Y estamos a punto de ver otro caso en el que
una decisión de enorme trascendencia (la reforma de la Constitución,
para garantizar un límite al gasto público) se está proponiendo por la
dirección de los dos partidos mayoritarios, medida que no estaba en el
programa electoral de ninguno de ellos (y que afectará negativamente a
la calidad de vida de la mayoría de la población).
Y ello sin que se
haya consultado al pueblo español, argumentándose, además, que el Estado
–como ha dicho en varias ocasiones Rajoy (el dirigente político español
que ha promocionado tal medida de limitación de gasto público con mayor
frecuencia)– no puede vivir por encima de sus posibilidades.
En
realidad, España se gasta mucho menos en su sector público (del cual, el
capítulo más grande es el del Estado del bienestar) de lo que debiera
por su nivel de desarrollo económico.
El PIB per capita de España es ya
el 94% del promedio de la UE-15, mientas que el gasto público social por
habitante (que incluye gasto en pensiones, en sanidad, en educación, en
servicios domiciliarios a personas con dependencia, en escuelas de
infancia, en servicios sociales, en ayudas a las familias, en vivienda
social, entre otros) es sólo el 74% del promedio de la UE-15.
Si fuera
el 94% (como debiera ser), nos gastaríamos 66.000 millones de euros más
en nuestro Estado del bienestar de lo que nos gastamos ahora.
El
problema del sector público (del cual el mayor componente es el Estado
del bienestar) no es que sea excesivo, sino que está poco desarrollado.
España está a la cola de la Europa social (su gasto público social por
habitante es el más bajo de la UE-15).
Como resultado de ello, sólo uno
de cada diez españoles adultos trabaja en los servicios públicos
(primordialmente en los servicios públicos del Estado del bienestar).
En
Suecia, sin embargo, es uno de cada cuatro.
Si en España fueran cuatro,
se crearían casi cinco millones de puestos de trabajo, eliminándose el
desempleo.
Y no nos engañemos.

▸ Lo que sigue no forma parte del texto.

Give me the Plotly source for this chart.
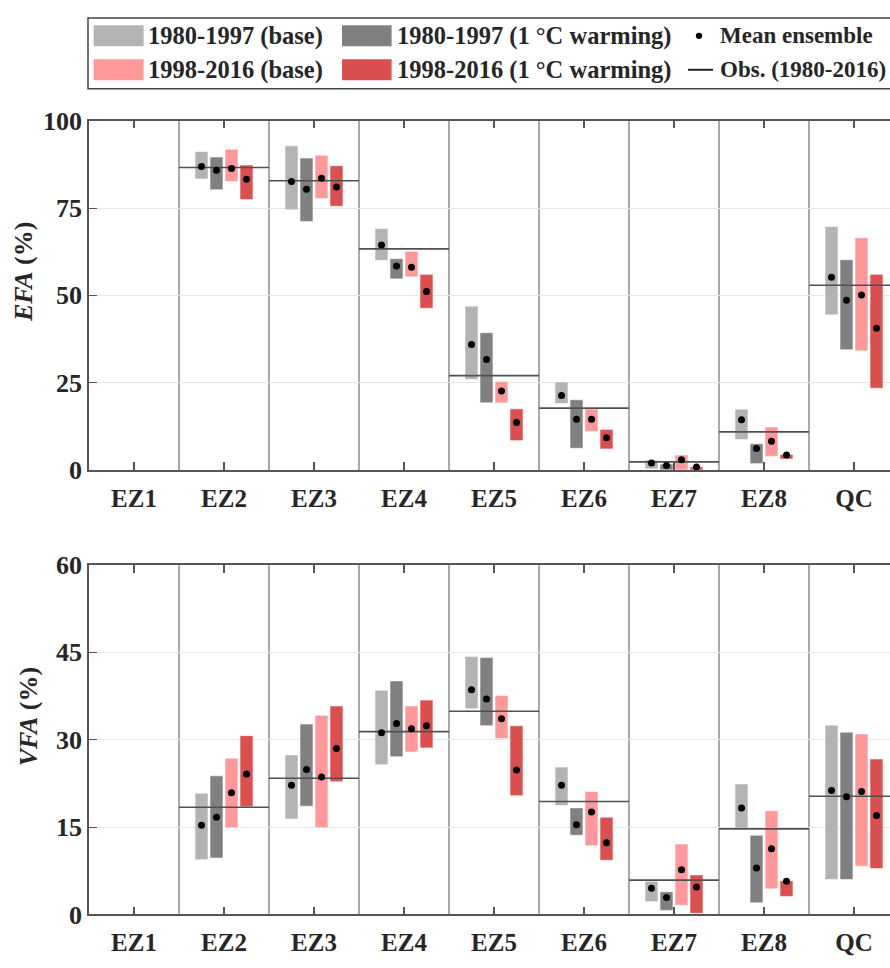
import plotly.graph_objects as go

# ---------------------------------------------------------------- data
zones = ["EZ1", "EZ2", "EZ3", "EZ4", "EZ5", "EZ6", "EZ7", "EZ8", "QC"]

series_names = ["1980-1997 (base)", "1980-1997 (1 °C warming)",
                "1998-2016 (base)", "1998-2016 (1 °C warming)"]
series_colors = ["#b3b3b3", "#808080", "#ff9999", "#dc4f4f"]

efa_ticks = [0, 25, 50, 75, 100]
vfa_ticks = [0, 15, 30, 45, 60]

# EFA (%) : ensemble range (low / high) and ensemble mean per zone
efa_p1_base_lo = [None, 83.3, 74.5, 60.0, 25.9, 19.0, 0.3, 8.7, 44.4]
efa_p1_base_hi = [None, 91.2, 92.8, 69.1, 46.9, 25.2, 2.8, 17.4, 69.7]
efa_p1_base_mean = [None, 86.9, 82.6, 64.4, 35.9, 21.3, 2.0, 14.4, 55.2]

efa_p1_warm_lo = [None, 80.2, 71.1, 54.7, 19.2, 6.2, 0.0, 1.8, 34.4]
efa_p1_warm_hi = [None, 89.6, 89.3, 60.5, 39.3, 20.1, 1.7, 7.5, 60.2]
efa_p1_warm_mean = [None, 85.8, 80.4, 58.4, 31.6, 14.5, 1.3, 6.1, 48.6]

efa_p2_base_lo = [None, 82.6, 77.7, 55.3, 19.2, 11.0, 0.0, 3.9, 34.1]
efa_p2_base_hi = [None, 91.8, 90.1, 62.6, 25.3, 17.5, 4.3, 12.3, 66.5]
efa_p2_base_mean = [None, 86.3, 83.5, 58.0, 22.6, 14.5, 2.9, 8.2, 50.1]

efa_p2_warm_lo = [None, 77.4, 75.5, 46.3, 8.4, 6.0, 0.0, 3.1, 23.4]
efa_p2_warm_hi = [None, 87.3, 87.1, 56.0, 17.5, 11.6, 0.9, 4.4, 56.0]
efa_p2_warm_mean = [None, 83.2, 81.0, 51.1, 13.6, 9.2, 0.8, 4.3, 40.6]

efa_obs = [None, 86.6, 82.8, 63.3, 27.0, 17.7, 2.3, 10.9, 52.9]

# VFA (%)
vfa_p1_base_lo = [None, 9.4, 16.4, 25.7, 35.3, 18.7, 2.2, 14.8, 6.0]
vfa_p1_base_hi = [None, 20.8, 27.4, 38.5, 44.3, 25.3, 5.7, 22.4, 32.5]
vfa_p1_base_mean = [None, 15.3, 22.2, 31.2, 38.6, 22.2, 4.5, 18.3, 21.3]

vfa_p1_warm_lo = [None, 9.7, 18.6, 27.1, 32.4, 13.6, 0.7, 2.0, 6.0]
vfa_p1_warm_hi = [None, 23.8, 32.7, 40.1, 44.1, 18.3, 3.9, 13.6, 31.3]
vfa_p1_warm_mean = [None, 16.7, 24.9, 32.8, 37.0, 15.4, 2.9, 8.0, 20.2]

vfa_p2_base_lo = [None, 14.9, 14.9, 27.9, 30.2, 11.8, 1.6, 4.4, 8.3]
vfa_p2_base_hi = [None, 26.8, 34.2, 35.8, 37.6, 21.1, 12.1, 17.8, 31.0]
vfa_p2_base_mean = [None, 20.9, 23.6, 31.9, 33.6, 17.6, 7.7, 11.3, 21.1]

vfa_p2_warm_lo = [None, 18.5, 22.8, 28.6, 20.4, 9.3, 0.2, 3.1, 7.9]
vfa_p2_warm_hi = [None, 30.7, 35.8, 36.8, 32.4, 16.7, 6.8, 5.8, 26.7]
vfa_p2_warm_mean = [None, 24.1, 28.5, 32.4, 24.8, 12.3, 4.7, 5.7, 17.0]

vfa_obs = [None, 18.4, 23.4, 31.4, 34.9, 19.4, 5.9, 14.7, 20.3]

# ---------------------------------------------------------------- style
FONT = "Liberation Serif, 'Times New Roman', Times, serif"
TXT = "#262626"
W, H = 890, 968
ML = 89
BAR_OFFSETS = [-0.25, -0.0833, 0.0833, 0.25]
BAR_WIDTH = 0.144

fig = go.Figure()

panels = [
    ("x", "y",
     [(efa_p1_base_lo, efa_p1_base_hi, efa_p1_base_mean),
      (efa_p1_warm_lo, efa_p1_warm_hi, efa_p1_warm_mean),
      (efa_p2_base_lo, efa_p2_base_hi, efa_p2_base_mean),
      (efa_p2_warm_lo, efa_p2_warm_hi, efa_p2_warm_mean)],
     efa_obs),
    ("x2", "y2",
     [(vfa_p1_base_lo, vfa_p1_base_hi, vfa_p1_base_mean),
      (vfa_p1_warm_lo, vfa_p1_warm_hi, vfa_p1_warm_mean),
      (vfa_p2_base_lo, vfa_p2_base_hi, vfa_p2_base_mean),
      (vfa_p2_warm_lo, vfa_p2_warm_hi, vfa_p2_warm_mean)],
     vfa_obs),
]

zone_pos = list(range(len(zones)))

for xa, ya, series, obs in panels:
    # ensemble ranges as floating bars
    for s, (lo, hi, _) in enumerate(series):
        xs = [i + BAR_OFFSETS[s] for i in zone_pos]
        heights = [None if a is None else b - a for a, b in zip(lo, hi)]
        fig.add_trace(go.Bar(
            x=xs, y=heights, base=lo, width=BAR_WIDTH,
            marker=dict(color=series_colors[s],
                        line=dict(color="rgba(255,255,255,0.55)", width=1)),
            name=series_names[s], showlegend=False,
            xaxis=xa, yaxis=ya))
    # observed value, one segment per zone
    ox, oy = [], []
    for i, v in zip(zone_pos, obs):
        if v is None:
            continue
        ox += [i - 0.5, i + 0.5, None]
        oy += [v, v, None]
    fig.add_trace(go.Scatter(
        x=ox, y=oy, mode="lines", line=dict(color="#505050", width=1.6),
        showlegend=False, xaxis=xa, yaxis=ya))
    # ensemble means
    for s, (_, _, mean) in enumerate(series):
        xs = [i + BAR_OFFSETS[s] for i in zone_pos]
        fig.add_trace(go.Scatter(
            x=xs, y=mean, mode="markers",
            marker=dict(color="black", size=7),
            showlegend=False, xaxis=xa, yaxis=ya))


def px_x(px):
    return (px - ML) / (W - ML)


def px_y(py):
    return (H - py) / H


xaxis_common = dict(
    range=[-0.5, 8.4], tickmode="array", tickvals=zone_pos,
    ticktext=[f"<b>{z}</b>" for z in zones],
    ticks="inside", ticklen=8, tickwidth=1.5, tickcolor="#555555",
    showline=True, linecolor="#555555", linewidth=1.5, mirror="ticks",
    showgrid=False, zeroline=False,
    tickfont=dict(family=FONT, size=25, color=TXT),
    minor=dict(tickmode="array", tickvals=[i + 0.5 for i in zone_pos],
               showgrid=True, gridcolor="#a8a8a8", gridwidth=1.6, ticks=""),
    domain=[0, 1],
)
yaxis_common = dict(
    ticks="inside", ticklen=8, tickwidth=1.2, tickcolor="#555555",
    showline=True, linecolor="#555555", linewidth=1.5,
    showgrid=True, gridcolor="#e6e6e6", gridwidth=1.3, zeroline=False,
    tickfont=dict(family=FONT, size=26, color=TXT),
    tickmode="array",
)

fig.update_layout(
    width=W, height=H,
    margin=dict(l=ML, r=0, t=0, b=0),
    paper_bgcolor="white", plot_bgcolor="white",
    barmode="overlay",
    showlegend=False,
    font=dict(family=FONT, color=TXT),
    xaxis=dict(xaxis_common, anchor="y", ticklabelstandoff=5),
    xaxis2=dict(xaxis_common, anchor="y2", ticklabelstandoff=5),
    yaxis=dict(yaxis_common, range=[0, 100], tickvals=efa_ticks,
               ticktext=[f"<b>{t}</b>" for t in efa_ticks],
               domain=[px_y(470), px_y(110)], anchor="x"),
    yaxis2=dict(yaxis_common, range=[0, 60], tickvals=vfa_ticks,
                ticktext=[f"<b>{t}</b>" for t in vfa_ticks],
                domain=[px_y(928.3), px_y(568)], anchor="x2"),
)

# axis titles
for text, cx, cy in [("<b><i>EFA</i> (%)</b>", 23, 266),
                     ("<b><i>VFA</i> (%)</b>", 28, 724)]:
    fig.add_annotation(
        text=text, xref="paper", yref="paper", x=px_x(cx), y=px_y(cy),
        xanchor="center", yanchor="middle", textangle=-90, showarrow=False,
        font=dict(family=FONT, size=26, color=TXT))

# legend box
shapes = [dict(type="rect", xref="paper", yref="paper",
               x0=px_x(88), x1=px_x(900), y0=px_y(77), y1=px_y(4),
               line=dict(color="#444444", width=1.5), fillcolor="white")]
legend_rows = [22.5, 57.5]
swatch_cols = [(93.6, 143.6), (342, 391.6)]
text_cols = [146, 395]
for s in range(4):
    row = 0 if s in (0, 1) else 1
    col = s % 2
    cy = legend_rows[row]
    x0, x1 = swatch_cols[col]
    shapes.append(dict(type="rect", xref="paper", yref="paper",
                       x0=px_x(x0), x1=px_x(x1),
                       y0=px_y(cy + 10.8), y1=px_y(cy - 10.8),
                       line=dict(width=0), fillcolor=series_colors[s]))
    fig.add_annotation(text=f"<b>{series_names[s]}</b>", xref="paper",
                       yref="paper", x=px_x(text_cols[col]), y=px_y(cy),
                       xanchor="left", yanchor="middle", showarrow=False,
                       font=dict(family=FONT, size=24.5, color=TXT))
# mean marker + label
shapes.append(dict(type="circle", xref="paper", yref="paper",
                   x0=px_x(695.8), x1=px_x(702.2), y0=px_y(25.7),
                   y1=px_y(19.3), line=dict(width=0), fillcolor="black"))
fig.add_annotation(text="<b>Mean ensemble</b>", xref="paper", yref="paper",
                   x=px_x(718), y=px_y(22.5), xanchor="left",
                   yanchor="middle", showarrow=False,
                   font=dict(family=FONT, size=23, color=TXT))
# observation line + label
shapes.append(dict(type="line", xref="paper", yref="paper",
                   x0=px_x(688), x1=px_x(713), y0=px_y(57.5), y1=px_y(57.5),
                   line=dict(color="#222222", width=2)))
fig.add_annotation(text="<b>Obs. (1980-2016)</b>", xref="paper", yref="paper",
                   x=px_x(718), y=px_y(57.5), xanchor="left",
                   yanchor="middle", showarrow=False,
                   font=dict(family=FONT, size=23, color=TXT))

fig.update_layout(shapes=shapes)

fig.write_html("out.html")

Lo que desean las fuerzas
conservadoras, lideradas por Merkel y Sarkozy en la UE, y por Rajoy en
España (y ahora por Zapatero), es salir de la crisis a base de reducir
todavía más los ya escasamente financiados estados del bienestar de los
países periféricos de la eurozona, incluyendo España.
De ahí su
propuesta de escribir en piedra (poniéndolo en la Constitución) la
limitación del gasto público exigiendo una eliminación del déficit
público.
Su aplicación a España significaría un obstáculo para la
corrección de su enorme déficit social.
Exigir limitaciones de tal gasto
(en un contexto de escaso crecimiento y de reducción de impuestos) no
es sólo un suicidio económico (pues se pierde la oportunidad de
estimular la economía), sino también una condena a mantener
subfinanciado el Estado del bienestar español.
Los ingresos al
Estado español son de los más bajos de la eurozona, representando sólo
un 34% del PIB (el promedio de la UE-15 es un 44%, y en Suecia un 54%) y
ello resultado de una política fiscal sumamente regresiva que favorece
enormemente a las rentas superiores a costa de las rentas del trabajo
(en las que se incluye a la mayoría de la ciudadanía).
De ahí el bajo
gasto público, incluyendo el social.
Querer frenar este gasto significa,
en la práctica, congelar (por mucho que lo nieguen los que proponen tal
medida) cualquier corrección de este enorme déficit.
De ahí que
se necesite una movilización popular para que tal medida pueda ser
confirmada o rechazada por la población española, de la cual deriva todo
el poder del Estado.
Es importante que a los representantes se les
recuerde este principio básico de cualquier democracia.